Lee Carter also proved an interesting foil to Gerbner’s “Mean World Syndrome”.  Claiming that exposure to violence in media would “cultivate an image of a relatively mean and dangerous world in [one’s] conception of reality,” Gerbner proposed that heavy exposure to the world of television cultivates “exaggerated perceptions of the number of people involved in violence in any given week.”  Lee is certainly introduced in the film as a character inundated with violent media, and with a marked pessimism about the people he interacts with and their intentions toward him.  However, the film clearly illustrates that a factor outside of media (in this case his friendship with Will, and their joint project of creating the “Son of Rambow” movie) have a marked influence on his outlook, which within the scope of the film seem to have the opposite effect and in a much more pronounced fashion than Gerbner’s description.

While the film explores the expectation that exposure to a film as violent as “First Blood” could lead to problematic behavior, it definitely depicts both Lee and Will as being enriched by their encounter with that text and with one another.  It depicts interpersonal relationships as being a more important factor than media influence in determining the effect of media (not altogether incongruent with Katz and Lazarsfeld’s[4] discussion of small groups and a 2-step process of media effects.)  It also depicts Will’s experience with the text as being so full of joy as to be transcendent.  This type of engagement is conspicuously absent in the media effects texts we have explored, and Jennings’ film frames this omission as the most important thing about engaging with a film text.

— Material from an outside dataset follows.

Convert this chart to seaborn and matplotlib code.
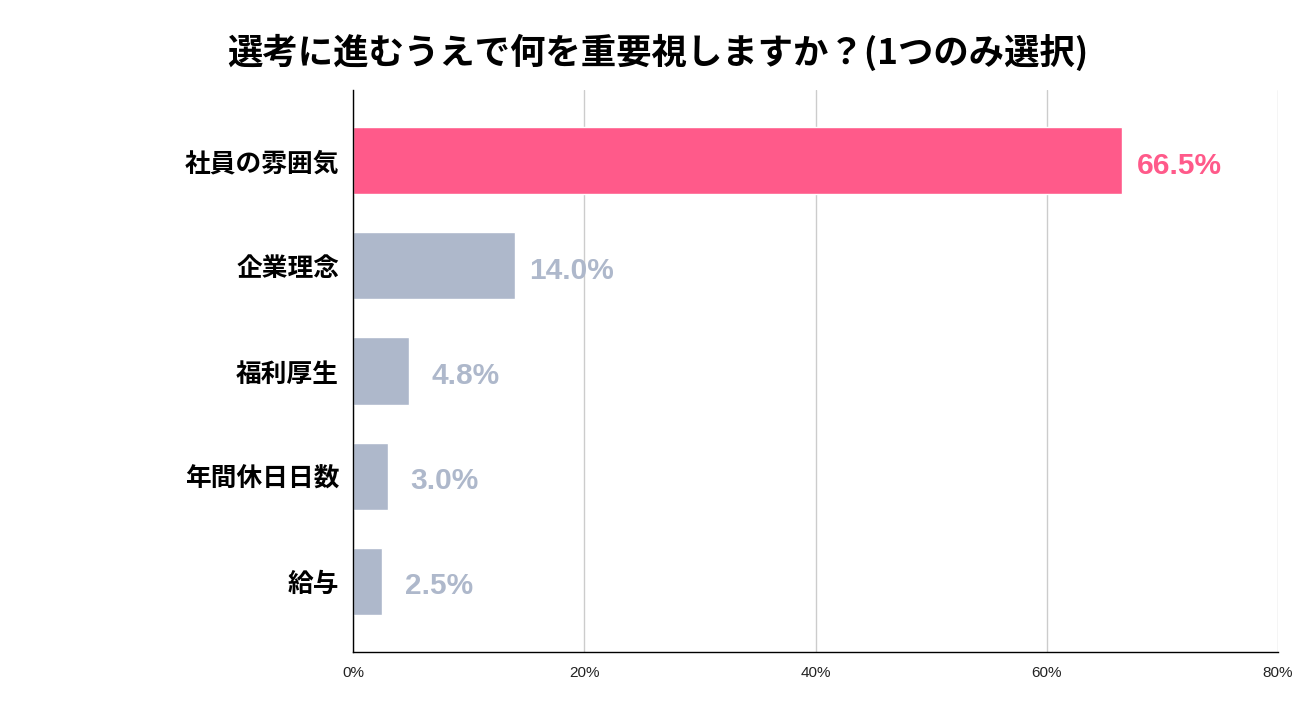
import matplotlib
matplotlib.use("Agg")
import matplotlib.pyplot as plt
import seaborn as sns
import pandas as pd
from matplotlib.ticker import FuncFormatter

categories = ["社員の雰囲気", "企業理念", "福利厚生", "年間休日日数", "給与"]
values = [66.5, 14.0, 4.8, 3.0, 2.5]
value_labels = ["66.5%", "14.0%", "4.8%", "3.0%", "2.5%"]
xticks = [0, 20, 40, 60, 80]
title = "選考に進むうえで何を重要視しますか？(1つのみ選択)"

PINK = "#FF5A8A"
GRAY = "#AEB8CB"
colors = [PINK, GRAY, GRAY, GRAY, GRAY]

sns.set_theme(style="white")
plt.rcParams['font.family'] = ['Noto Sans CJK JP', 'DejaVu Sans']

df = pd.DataFrame({"cat": categories, "val": values})

fig = plt.figure(figsize=(13.15, 7.21), dpi=100)
ax = fig.add_axes([353/1315, 1-652/721, (1278-353)/1315, (652-90)/721])

sns.barplot(data=df, x="val", y="cat", hue="cat", palette=colors, legend=False,
            width=0.64, ax=ax, saturation=1)

ax.set_xlim(0, 80)
ax.set_ylim(4.67, -0.67)
ax.set_xticks(xticks)
ax.xaxis.set_major_formatter(FuncFormatter(lambda v, p: f"{int(v)}%"))
ax.set_xlabel("")
ax.set_ylabel("")
ax.grid(axis="x", color="#CCCCCC", linewidth=1)
ax.set_axisbelow(True)
for s in ["top", "right"]:
    ax.spines[s].set_visible(False)
for s in ["left", "bottom"]:
    ax.spines[s].set_color("black")
    ax.spines[s].set_linewidth(1)
ax.tick_params(axis="x", length=0, pad=10, labelsize=11)
ax.tick_params(axis="y", length=0, pad=10)
for lbl in ax.get_xticklabels():
    lbl.set_fontfamily(["Liberation Sans", "DejaVu Sans"])
    lbl.set_color("#222222")
for lbl in ax.get_yticklabels():
    lbl.set_fontsize(18.5)
    lbl.set_fontweight("bold")
    lbl.set_color("black")

for i, (v, t, c) in enumerate(zip(values, value_labels, colors)):
    ax.annotate(t, xy=(v, i), xytext=(57, -5), textcoords="offset pixels",
                ha="center", va="center", fontsize=21.5, fontweight="bold",
                color=c, family=["Liberation Sans", "DejaVu Sans"])

fig.text(0.5, 1-52/721, title, ha="center", va="center", fontsize=25.5,
         fontweight="bold", color="black")

fig.savefig("out.png", dpi=100, facecolor="white")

[1] Charters, W. W. 1935. Motion Pictures and Youth: A Summary. New York: Macmillan.
[2] Lasswell, Harold (1948). Bryson, L., ed. The Structure and Function of Communication in Society. The Communication of Ideas. New York: Institute for Religious and Social Studies.
[3] Gerbner, G. (1998). "Cultivation analysis: An overview".Mass Communication and Society, 3/4, 175-194.
[4] Katz & Lazarsfeld (1955). "Personal Influence". New York: Free Press.